* **EXERCISE GOAL**:
Each line that includes "this" counts once; give the total and nothing besides.

* **RECORDS**:

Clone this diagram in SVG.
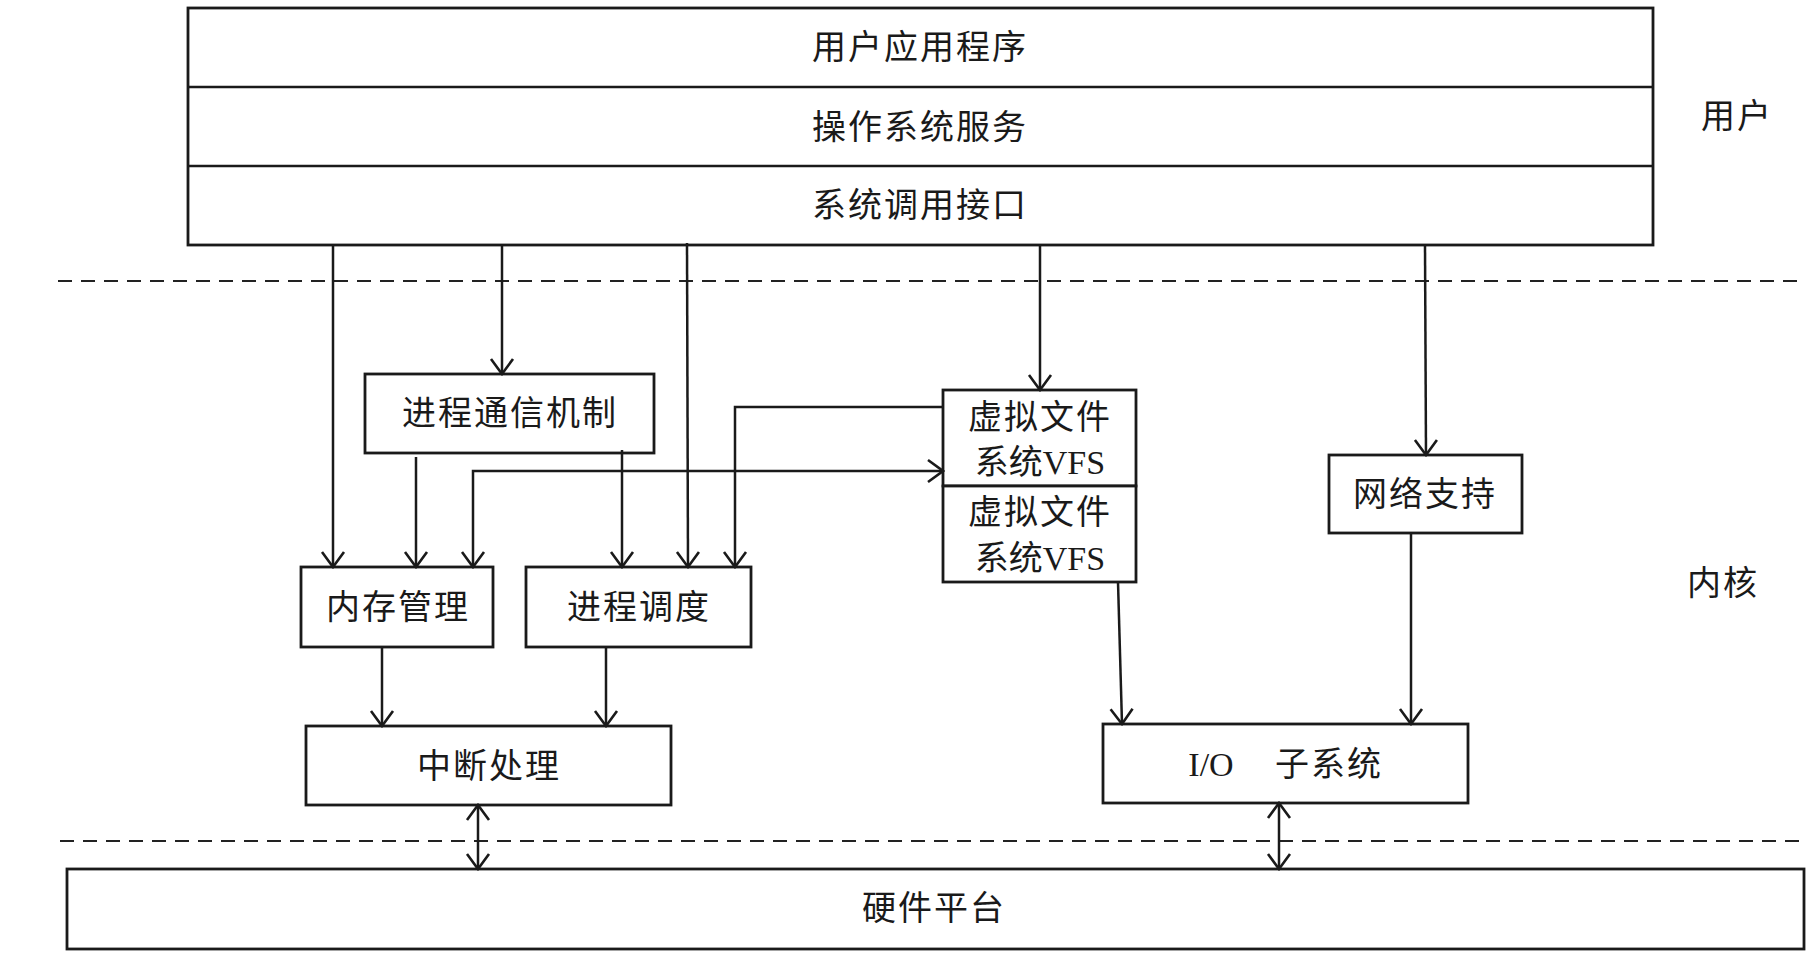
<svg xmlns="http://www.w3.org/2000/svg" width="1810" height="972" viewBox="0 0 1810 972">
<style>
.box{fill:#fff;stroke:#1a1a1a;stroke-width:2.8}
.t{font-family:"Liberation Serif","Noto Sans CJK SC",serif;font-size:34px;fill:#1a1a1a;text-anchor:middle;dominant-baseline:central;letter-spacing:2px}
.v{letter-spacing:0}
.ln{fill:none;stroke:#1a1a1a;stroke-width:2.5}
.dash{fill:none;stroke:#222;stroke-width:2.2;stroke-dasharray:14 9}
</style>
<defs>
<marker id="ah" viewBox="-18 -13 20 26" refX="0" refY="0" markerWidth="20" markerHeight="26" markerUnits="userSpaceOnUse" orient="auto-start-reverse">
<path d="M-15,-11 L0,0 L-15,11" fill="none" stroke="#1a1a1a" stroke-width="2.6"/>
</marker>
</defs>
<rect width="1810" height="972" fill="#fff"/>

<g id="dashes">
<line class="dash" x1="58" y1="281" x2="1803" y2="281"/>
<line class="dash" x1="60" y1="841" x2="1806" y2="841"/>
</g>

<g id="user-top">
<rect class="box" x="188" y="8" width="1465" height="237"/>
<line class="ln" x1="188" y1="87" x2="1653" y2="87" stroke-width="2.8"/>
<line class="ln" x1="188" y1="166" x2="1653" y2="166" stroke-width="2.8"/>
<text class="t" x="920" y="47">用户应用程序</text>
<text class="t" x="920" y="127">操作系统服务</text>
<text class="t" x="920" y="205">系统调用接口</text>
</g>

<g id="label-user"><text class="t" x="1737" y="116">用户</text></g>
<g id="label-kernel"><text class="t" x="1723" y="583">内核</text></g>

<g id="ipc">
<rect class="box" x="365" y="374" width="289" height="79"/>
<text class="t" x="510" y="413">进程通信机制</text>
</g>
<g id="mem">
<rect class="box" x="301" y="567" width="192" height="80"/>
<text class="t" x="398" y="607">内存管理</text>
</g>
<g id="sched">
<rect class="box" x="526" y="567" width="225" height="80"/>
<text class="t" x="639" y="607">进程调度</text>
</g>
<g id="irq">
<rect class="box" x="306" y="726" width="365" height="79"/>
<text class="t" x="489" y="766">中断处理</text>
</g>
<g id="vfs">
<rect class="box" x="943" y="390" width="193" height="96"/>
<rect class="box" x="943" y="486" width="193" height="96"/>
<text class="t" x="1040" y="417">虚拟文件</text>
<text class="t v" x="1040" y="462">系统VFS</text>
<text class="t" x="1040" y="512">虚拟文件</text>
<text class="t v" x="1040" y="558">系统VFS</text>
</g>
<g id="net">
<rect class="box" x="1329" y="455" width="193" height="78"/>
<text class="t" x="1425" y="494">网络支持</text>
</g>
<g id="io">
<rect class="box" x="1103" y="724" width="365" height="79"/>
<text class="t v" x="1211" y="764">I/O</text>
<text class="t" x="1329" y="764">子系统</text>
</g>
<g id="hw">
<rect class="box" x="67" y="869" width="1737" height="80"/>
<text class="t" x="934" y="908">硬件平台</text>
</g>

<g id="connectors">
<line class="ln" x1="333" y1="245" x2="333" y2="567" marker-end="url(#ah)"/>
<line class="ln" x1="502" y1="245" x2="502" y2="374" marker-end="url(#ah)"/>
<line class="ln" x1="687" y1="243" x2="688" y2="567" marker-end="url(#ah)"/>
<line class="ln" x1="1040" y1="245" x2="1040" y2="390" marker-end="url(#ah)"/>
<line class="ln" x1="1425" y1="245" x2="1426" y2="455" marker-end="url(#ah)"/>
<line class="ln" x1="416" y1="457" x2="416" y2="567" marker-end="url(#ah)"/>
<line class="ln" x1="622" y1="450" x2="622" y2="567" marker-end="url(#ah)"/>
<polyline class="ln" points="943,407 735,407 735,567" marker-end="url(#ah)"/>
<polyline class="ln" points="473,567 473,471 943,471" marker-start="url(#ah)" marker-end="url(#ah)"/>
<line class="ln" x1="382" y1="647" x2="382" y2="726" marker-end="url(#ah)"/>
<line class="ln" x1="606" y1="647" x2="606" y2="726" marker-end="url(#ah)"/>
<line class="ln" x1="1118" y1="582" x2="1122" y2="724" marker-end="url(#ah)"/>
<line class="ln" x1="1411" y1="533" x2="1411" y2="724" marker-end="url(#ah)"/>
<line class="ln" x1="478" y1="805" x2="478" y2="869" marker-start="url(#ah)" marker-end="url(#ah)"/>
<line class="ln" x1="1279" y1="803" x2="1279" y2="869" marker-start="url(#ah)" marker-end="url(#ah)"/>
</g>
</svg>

---

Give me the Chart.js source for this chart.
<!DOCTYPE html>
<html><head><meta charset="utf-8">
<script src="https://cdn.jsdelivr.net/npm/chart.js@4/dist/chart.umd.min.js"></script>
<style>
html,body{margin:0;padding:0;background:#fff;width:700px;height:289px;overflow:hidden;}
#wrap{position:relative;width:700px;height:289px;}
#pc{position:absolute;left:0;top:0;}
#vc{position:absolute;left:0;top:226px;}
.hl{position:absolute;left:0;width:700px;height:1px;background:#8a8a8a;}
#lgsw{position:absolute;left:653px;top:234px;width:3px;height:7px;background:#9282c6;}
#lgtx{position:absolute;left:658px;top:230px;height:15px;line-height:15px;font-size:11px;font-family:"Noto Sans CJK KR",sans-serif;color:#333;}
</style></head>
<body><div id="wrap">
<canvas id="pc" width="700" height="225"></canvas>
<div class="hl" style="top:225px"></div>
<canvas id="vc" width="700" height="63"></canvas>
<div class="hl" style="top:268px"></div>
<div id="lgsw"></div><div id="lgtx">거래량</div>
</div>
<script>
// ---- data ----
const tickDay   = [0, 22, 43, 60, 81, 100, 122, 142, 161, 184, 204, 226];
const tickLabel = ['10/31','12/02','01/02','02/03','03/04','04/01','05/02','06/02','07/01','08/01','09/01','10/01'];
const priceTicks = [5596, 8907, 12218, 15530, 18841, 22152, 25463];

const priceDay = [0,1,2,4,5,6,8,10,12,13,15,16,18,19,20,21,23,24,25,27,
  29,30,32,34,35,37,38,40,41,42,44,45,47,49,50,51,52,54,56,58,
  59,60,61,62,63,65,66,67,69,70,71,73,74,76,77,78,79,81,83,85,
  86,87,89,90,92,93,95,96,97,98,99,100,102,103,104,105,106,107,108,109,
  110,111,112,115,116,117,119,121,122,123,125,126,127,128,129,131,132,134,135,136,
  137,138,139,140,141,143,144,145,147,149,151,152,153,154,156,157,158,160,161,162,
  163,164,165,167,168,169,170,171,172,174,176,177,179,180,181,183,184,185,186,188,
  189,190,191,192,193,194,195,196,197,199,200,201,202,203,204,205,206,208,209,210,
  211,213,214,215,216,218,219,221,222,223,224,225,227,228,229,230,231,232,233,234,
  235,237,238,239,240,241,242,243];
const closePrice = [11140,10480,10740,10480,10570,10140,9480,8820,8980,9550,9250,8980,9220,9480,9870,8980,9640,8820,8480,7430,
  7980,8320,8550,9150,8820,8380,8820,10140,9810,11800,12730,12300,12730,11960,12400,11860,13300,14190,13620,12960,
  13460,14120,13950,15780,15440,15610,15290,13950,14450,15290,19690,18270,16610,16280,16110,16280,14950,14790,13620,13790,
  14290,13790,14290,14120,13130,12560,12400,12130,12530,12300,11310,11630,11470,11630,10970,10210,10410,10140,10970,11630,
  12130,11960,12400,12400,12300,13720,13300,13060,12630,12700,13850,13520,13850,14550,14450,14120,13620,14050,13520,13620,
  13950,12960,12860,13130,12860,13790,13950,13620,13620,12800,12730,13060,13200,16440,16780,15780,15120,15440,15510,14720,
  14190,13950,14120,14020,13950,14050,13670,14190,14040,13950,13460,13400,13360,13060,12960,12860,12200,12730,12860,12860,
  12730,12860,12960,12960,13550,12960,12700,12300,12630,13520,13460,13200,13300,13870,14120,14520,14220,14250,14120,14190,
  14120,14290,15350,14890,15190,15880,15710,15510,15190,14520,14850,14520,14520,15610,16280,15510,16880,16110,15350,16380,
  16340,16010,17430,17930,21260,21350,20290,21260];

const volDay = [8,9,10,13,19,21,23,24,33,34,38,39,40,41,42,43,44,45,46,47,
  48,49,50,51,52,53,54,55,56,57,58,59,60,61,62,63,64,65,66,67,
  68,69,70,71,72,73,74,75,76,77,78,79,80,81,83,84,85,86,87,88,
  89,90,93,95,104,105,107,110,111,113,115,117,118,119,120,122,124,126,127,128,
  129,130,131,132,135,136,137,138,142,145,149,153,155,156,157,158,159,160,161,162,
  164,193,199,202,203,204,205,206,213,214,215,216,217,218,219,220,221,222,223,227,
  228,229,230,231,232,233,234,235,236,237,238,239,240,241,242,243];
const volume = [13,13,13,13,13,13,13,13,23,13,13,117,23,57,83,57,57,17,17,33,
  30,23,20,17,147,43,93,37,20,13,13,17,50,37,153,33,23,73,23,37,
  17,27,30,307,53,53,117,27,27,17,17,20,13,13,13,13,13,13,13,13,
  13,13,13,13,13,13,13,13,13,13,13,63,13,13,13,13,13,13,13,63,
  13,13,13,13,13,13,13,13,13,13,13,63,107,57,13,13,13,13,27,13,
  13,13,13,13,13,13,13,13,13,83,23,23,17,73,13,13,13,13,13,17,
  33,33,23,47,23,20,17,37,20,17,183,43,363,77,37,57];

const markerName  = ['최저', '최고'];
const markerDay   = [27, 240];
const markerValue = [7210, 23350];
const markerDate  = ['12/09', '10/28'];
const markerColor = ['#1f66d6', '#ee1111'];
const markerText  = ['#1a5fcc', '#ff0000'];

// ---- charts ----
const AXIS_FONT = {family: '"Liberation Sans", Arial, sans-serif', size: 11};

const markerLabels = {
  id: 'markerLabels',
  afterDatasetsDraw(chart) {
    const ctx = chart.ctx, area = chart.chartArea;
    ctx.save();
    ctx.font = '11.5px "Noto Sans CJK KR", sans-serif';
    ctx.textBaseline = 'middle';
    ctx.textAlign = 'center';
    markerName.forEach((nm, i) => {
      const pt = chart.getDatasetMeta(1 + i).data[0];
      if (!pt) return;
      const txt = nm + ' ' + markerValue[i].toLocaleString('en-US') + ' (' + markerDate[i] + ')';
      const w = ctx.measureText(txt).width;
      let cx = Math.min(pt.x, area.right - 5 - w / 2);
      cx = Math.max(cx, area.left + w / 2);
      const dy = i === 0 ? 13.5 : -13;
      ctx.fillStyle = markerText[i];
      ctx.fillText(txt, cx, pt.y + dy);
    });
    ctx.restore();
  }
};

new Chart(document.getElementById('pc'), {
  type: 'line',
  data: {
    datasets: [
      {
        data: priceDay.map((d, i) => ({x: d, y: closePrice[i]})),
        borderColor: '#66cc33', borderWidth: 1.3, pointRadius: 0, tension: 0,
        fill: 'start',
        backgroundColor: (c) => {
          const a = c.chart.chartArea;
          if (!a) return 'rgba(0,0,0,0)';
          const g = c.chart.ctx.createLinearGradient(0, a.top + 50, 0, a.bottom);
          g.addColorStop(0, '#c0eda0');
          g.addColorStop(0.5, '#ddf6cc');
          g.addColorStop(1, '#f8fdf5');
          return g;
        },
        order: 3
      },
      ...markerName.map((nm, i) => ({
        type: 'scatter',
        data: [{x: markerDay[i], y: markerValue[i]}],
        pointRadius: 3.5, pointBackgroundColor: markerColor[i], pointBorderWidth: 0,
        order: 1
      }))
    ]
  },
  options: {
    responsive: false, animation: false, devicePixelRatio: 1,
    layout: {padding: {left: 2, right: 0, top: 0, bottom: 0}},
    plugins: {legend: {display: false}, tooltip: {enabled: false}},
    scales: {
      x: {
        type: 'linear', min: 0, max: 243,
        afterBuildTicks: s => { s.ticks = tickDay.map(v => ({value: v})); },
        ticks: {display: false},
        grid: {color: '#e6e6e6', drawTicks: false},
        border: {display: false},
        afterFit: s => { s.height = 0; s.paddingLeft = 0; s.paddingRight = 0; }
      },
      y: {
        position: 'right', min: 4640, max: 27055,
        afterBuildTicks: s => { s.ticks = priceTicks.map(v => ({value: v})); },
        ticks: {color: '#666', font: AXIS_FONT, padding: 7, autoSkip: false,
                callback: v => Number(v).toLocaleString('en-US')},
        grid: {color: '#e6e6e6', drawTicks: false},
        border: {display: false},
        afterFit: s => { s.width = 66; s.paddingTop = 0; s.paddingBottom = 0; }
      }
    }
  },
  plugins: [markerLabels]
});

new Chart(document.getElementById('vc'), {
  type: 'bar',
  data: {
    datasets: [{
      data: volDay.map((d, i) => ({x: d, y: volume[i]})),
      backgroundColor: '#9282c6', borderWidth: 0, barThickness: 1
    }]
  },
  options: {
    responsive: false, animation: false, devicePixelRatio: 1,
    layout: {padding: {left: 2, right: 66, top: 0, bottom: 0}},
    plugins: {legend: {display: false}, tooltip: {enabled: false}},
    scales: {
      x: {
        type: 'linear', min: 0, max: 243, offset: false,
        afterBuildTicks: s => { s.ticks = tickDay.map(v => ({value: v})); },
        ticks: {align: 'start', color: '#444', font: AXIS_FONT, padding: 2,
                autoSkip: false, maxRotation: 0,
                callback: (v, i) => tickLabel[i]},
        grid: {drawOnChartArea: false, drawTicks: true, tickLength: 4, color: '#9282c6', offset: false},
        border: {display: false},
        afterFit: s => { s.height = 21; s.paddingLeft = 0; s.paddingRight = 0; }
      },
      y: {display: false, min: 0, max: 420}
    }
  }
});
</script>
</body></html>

* **SOLVED EXERCISE**:
2